In this exercise, print only the lines of the records below from the one with "Convert this chart to D3.js code." through the one with "var yTicks = [3, 4, 5, 6, 7];", inclusive. Pictures are not part of the copy.

— begin —

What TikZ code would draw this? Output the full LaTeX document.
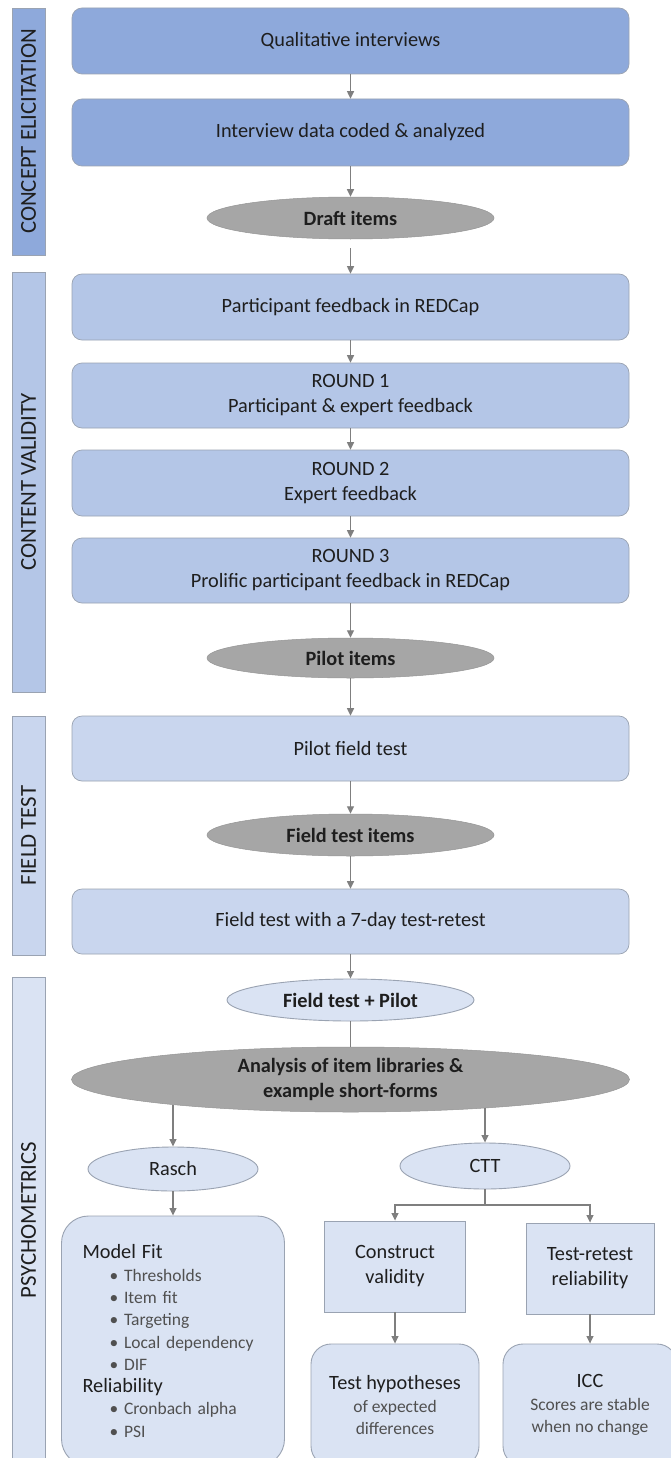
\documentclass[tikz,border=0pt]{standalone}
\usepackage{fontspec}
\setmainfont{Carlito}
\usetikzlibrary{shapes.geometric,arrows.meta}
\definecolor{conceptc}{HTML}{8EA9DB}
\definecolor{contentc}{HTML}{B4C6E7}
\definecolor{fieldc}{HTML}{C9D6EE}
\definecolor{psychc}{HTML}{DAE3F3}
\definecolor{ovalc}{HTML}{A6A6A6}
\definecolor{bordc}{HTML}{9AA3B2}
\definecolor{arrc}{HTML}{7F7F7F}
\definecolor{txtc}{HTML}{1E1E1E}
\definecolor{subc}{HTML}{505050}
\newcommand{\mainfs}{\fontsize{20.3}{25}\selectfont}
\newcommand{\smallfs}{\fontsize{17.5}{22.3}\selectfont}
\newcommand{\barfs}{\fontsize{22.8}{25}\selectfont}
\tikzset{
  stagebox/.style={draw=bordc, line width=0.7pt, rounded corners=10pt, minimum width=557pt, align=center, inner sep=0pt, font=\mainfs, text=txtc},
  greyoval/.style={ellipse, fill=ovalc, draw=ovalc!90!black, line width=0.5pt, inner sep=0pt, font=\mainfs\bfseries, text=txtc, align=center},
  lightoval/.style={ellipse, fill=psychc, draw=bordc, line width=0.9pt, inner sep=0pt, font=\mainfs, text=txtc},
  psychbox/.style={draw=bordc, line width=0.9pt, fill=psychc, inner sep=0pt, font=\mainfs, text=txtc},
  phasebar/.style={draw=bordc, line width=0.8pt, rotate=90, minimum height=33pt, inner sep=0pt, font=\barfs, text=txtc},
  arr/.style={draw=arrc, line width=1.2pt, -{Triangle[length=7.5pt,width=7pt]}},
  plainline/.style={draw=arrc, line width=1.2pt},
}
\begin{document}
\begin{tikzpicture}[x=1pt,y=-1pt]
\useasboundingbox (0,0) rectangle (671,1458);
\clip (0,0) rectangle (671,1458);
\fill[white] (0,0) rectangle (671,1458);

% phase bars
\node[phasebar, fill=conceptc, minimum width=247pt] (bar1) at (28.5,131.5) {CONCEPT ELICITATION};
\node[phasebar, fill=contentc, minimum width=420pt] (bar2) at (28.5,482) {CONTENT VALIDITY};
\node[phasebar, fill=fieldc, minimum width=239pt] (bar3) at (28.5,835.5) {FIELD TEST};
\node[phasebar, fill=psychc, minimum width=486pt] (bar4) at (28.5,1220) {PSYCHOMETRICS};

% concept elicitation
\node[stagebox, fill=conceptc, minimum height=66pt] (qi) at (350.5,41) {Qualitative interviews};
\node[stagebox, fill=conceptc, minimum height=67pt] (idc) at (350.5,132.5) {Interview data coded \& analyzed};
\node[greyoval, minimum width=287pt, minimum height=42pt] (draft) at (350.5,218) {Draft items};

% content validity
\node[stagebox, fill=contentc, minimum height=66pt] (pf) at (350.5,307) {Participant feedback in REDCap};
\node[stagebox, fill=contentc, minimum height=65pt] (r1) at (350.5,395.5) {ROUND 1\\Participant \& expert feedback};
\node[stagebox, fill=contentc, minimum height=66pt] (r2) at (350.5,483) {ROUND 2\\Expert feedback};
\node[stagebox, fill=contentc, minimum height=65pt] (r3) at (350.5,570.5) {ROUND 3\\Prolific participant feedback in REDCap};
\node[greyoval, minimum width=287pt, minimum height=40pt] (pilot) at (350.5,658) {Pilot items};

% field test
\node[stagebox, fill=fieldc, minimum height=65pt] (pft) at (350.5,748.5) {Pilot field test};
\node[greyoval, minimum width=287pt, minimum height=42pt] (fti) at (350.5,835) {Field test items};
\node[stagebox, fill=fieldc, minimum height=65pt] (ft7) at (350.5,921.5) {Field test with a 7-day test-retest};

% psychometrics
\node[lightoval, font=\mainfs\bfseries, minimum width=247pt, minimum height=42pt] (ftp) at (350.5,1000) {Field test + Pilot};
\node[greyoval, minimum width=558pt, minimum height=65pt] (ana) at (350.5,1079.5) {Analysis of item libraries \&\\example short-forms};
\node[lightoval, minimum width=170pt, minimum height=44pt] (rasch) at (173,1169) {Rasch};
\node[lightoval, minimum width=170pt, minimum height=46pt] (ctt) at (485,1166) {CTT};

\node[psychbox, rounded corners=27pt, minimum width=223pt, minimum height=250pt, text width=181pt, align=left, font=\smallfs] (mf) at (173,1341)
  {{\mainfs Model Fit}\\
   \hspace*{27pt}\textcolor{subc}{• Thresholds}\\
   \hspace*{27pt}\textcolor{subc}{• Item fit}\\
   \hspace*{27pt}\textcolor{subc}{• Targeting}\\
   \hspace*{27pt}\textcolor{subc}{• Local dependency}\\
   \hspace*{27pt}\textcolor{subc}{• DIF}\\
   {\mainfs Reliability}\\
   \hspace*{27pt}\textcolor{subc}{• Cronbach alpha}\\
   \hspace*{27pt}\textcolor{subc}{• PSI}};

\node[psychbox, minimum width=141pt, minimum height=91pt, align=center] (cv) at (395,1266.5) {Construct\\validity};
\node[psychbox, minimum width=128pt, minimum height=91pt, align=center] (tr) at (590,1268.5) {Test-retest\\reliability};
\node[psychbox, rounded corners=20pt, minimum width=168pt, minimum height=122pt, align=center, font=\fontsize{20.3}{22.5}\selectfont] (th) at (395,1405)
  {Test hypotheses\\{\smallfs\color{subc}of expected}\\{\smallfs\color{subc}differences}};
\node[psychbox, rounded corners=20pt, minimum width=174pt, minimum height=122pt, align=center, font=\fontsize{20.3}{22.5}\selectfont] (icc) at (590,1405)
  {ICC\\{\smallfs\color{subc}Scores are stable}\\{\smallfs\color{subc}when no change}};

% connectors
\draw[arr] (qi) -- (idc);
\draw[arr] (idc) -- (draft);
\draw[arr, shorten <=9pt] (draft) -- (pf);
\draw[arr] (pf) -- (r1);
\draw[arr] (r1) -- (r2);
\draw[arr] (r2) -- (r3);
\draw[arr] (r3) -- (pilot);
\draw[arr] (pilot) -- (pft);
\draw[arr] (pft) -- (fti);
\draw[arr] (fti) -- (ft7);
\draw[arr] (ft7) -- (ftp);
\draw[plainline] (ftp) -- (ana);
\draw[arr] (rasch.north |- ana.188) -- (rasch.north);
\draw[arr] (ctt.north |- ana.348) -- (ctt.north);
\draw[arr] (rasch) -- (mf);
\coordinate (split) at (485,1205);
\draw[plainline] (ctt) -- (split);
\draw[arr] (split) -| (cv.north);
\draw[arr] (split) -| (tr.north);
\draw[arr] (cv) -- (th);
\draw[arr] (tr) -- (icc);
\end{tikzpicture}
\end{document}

— end —
— begin —

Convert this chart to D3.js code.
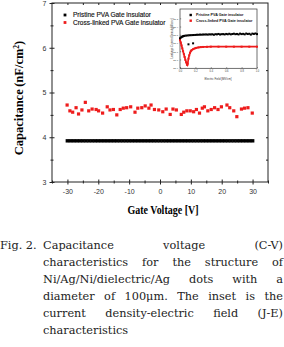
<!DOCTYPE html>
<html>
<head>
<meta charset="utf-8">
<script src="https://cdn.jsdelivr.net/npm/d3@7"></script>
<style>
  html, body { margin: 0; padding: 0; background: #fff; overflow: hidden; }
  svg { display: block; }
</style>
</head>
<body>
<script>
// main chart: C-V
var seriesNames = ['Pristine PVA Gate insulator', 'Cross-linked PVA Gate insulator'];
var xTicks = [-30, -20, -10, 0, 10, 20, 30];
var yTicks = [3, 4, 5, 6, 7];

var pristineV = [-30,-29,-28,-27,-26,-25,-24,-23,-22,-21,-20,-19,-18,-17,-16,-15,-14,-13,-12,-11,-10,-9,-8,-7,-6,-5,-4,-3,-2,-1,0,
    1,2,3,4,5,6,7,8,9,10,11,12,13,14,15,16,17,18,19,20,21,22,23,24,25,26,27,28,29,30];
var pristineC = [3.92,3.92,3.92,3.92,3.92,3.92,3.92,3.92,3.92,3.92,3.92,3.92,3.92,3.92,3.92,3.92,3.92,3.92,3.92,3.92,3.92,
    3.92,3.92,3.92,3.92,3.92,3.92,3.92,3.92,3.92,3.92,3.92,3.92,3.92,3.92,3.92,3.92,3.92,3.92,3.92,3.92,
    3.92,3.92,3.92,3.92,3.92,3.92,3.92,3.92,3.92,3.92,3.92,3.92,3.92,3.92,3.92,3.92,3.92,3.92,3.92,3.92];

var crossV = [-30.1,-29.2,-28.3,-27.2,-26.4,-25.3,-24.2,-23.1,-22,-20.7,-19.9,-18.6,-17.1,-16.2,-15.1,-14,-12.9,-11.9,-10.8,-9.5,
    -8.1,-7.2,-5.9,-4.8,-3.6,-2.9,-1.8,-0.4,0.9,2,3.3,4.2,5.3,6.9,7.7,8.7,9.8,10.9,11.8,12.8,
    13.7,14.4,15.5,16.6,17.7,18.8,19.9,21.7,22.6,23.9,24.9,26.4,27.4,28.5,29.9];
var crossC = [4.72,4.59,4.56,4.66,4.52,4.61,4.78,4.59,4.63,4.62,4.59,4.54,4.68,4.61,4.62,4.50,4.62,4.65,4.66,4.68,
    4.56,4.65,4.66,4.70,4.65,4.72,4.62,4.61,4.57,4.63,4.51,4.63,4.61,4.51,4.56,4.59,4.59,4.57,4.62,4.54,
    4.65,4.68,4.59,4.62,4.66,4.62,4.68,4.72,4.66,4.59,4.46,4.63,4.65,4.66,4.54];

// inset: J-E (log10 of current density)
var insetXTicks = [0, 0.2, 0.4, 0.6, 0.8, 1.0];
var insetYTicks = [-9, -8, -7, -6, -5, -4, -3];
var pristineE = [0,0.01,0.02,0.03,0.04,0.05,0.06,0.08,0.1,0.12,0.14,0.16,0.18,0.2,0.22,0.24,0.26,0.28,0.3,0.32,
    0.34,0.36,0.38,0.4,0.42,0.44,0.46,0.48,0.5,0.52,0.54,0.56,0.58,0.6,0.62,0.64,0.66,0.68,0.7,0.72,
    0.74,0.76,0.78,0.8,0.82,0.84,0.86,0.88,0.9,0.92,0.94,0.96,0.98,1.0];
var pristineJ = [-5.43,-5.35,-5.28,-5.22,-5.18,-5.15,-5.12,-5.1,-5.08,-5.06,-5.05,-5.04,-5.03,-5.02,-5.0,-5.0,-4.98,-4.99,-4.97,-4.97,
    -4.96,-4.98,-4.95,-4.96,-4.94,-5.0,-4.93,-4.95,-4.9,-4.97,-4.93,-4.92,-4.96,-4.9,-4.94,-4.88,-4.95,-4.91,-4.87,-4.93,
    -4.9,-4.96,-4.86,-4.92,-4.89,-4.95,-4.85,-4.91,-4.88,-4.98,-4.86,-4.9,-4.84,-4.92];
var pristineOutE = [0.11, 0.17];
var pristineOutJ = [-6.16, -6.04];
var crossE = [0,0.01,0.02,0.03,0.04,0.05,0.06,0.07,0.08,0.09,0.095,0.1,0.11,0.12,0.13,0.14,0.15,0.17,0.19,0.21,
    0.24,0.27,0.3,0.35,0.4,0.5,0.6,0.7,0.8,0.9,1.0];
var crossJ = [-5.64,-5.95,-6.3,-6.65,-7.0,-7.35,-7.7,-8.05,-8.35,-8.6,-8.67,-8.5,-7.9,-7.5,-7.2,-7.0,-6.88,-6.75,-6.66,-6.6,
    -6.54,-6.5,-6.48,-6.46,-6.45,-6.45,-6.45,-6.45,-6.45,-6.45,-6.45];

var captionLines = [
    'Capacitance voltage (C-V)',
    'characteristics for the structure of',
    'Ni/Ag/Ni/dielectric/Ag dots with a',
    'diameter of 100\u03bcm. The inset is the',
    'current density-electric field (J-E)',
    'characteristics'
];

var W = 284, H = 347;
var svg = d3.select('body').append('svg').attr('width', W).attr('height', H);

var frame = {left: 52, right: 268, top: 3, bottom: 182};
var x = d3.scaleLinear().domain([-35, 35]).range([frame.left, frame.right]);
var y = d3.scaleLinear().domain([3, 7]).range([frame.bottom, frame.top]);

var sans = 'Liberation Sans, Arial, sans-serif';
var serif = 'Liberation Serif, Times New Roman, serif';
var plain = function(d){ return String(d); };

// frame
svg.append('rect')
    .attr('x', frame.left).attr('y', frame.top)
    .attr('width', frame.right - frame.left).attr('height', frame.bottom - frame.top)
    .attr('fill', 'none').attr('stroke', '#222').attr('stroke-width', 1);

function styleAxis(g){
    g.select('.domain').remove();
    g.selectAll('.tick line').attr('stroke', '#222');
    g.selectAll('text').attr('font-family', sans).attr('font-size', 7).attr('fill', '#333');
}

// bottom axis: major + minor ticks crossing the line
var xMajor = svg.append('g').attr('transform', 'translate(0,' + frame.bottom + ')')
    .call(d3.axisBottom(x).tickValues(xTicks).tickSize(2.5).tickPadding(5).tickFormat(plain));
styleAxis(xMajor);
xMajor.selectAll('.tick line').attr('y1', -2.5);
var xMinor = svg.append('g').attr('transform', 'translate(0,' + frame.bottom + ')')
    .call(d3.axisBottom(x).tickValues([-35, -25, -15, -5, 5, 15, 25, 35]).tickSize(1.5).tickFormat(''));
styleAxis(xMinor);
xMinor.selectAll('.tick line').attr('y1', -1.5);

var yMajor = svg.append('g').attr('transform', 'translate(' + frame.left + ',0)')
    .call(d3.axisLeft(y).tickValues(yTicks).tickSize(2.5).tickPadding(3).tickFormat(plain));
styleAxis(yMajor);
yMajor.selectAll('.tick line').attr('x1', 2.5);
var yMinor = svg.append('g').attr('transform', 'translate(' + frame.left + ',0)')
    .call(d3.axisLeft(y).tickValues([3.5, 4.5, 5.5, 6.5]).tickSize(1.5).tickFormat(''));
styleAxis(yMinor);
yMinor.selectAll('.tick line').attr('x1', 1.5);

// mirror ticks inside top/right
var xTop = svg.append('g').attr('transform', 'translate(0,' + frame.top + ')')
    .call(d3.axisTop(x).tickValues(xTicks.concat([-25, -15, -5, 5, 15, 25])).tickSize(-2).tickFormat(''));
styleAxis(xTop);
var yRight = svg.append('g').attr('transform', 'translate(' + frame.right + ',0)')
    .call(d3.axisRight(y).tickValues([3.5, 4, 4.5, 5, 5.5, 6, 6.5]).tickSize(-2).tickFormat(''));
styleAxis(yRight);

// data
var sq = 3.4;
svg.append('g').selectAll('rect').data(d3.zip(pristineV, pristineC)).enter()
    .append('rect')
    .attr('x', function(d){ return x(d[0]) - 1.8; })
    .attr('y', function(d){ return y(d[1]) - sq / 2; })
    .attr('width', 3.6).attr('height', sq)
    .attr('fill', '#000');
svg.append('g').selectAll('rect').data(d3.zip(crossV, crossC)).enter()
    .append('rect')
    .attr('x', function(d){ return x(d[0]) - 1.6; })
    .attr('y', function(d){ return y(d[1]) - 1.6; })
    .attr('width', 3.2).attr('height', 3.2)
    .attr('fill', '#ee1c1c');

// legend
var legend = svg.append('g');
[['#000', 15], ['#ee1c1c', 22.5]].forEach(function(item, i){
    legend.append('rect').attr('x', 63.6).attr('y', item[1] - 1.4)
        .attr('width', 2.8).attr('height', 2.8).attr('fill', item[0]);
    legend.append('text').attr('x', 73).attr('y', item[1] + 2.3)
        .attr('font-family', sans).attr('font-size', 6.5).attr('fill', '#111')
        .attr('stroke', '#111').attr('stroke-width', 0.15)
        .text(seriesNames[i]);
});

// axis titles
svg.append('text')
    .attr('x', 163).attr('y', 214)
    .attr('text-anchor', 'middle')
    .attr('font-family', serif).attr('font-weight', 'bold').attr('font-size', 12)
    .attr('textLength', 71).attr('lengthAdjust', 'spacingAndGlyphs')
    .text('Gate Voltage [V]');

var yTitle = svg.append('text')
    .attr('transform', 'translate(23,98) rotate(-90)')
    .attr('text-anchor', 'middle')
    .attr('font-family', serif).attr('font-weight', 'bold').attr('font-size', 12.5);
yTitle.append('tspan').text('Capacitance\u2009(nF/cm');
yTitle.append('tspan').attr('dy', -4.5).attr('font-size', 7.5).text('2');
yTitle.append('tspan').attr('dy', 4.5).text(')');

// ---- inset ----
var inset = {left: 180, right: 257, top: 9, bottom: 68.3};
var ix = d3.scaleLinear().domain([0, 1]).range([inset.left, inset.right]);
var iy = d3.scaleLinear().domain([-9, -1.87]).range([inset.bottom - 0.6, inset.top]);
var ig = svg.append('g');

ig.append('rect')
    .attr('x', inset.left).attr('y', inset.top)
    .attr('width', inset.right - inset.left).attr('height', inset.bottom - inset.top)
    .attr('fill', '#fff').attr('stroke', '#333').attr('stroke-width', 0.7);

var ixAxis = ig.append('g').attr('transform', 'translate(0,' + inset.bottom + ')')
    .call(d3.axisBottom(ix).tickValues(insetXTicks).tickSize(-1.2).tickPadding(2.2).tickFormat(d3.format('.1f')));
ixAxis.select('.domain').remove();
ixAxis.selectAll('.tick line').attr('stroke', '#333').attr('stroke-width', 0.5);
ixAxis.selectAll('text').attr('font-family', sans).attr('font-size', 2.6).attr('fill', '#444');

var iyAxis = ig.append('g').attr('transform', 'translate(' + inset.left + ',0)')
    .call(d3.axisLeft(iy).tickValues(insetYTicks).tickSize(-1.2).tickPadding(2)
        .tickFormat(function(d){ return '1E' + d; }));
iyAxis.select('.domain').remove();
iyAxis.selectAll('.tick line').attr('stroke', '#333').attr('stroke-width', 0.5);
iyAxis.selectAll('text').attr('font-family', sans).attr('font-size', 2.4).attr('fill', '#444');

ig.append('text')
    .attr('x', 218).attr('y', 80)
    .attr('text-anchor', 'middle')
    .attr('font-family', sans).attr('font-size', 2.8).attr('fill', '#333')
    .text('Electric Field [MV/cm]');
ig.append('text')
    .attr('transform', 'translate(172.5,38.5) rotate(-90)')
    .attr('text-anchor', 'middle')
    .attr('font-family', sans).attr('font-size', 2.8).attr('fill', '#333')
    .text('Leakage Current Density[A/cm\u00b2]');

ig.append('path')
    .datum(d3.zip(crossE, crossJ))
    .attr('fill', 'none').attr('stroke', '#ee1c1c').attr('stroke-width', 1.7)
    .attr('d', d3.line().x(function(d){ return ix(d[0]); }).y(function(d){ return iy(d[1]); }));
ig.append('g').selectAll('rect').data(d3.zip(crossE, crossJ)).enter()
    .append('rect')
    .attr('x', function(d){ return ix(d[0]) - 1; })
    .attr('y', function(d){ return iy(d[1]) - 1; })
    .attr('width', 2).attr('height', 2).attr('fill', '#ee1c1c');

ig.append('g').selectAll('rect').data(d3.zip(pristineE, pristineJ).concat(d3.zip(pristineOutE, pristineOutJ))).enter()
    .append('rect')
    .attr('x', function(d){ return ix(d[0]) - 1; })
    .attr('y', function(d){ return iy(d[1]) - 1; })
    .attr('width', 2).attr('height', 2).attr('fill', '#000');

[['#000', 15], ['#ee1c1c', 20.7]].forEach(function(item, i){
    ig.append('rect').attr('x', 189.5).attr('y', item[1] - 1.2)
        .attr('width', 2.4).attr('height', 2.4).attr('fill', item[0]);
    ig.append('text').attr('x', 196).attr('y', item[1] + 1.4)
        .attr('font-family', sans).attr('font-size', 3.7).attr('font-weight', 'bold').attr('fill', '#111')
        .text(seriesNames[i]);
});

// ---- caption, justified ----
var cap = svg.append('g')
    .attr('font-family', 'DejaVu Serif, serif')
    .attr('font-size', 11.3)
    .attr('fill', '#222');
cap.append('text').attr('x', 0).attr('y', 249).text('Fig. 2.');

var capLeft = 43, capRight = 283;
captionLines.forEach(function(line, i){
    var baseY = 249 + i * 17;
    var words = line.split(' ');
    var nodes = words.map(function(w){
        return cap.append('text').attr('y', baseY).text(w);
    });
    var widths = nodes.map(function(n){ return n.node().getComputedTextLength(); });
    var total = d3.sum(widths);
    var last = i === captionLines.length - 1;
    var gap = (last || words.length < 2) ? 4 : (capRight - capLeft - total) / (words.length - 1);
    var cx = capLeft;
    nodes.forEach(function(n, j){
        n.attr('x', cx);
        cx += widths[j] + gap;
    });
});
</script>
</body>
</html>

— end —

→ Result:
Convert this chart to D3.js code.
<!DOCTYPE html>
<html>
<head>
<meta charset="utf-8">
<script src="https://cdn.jsdelivr.net/npm/d3@7"></script>
<style>
  html, body { margin: 0; padding: 0; background: #fff; overflow: hidden; }
  svg { display: block; }
</style>
</head>
<body>
<script>
// main chart: C-V
var seriesNames = ['Pristine PVA Gate insulator', 'Cross-linked PVA Gate insulator'];
var xTicks = [-30, -20, -10, 0, 10, 20, 30];
var yTicks = [3, 4, 5, 6, 7];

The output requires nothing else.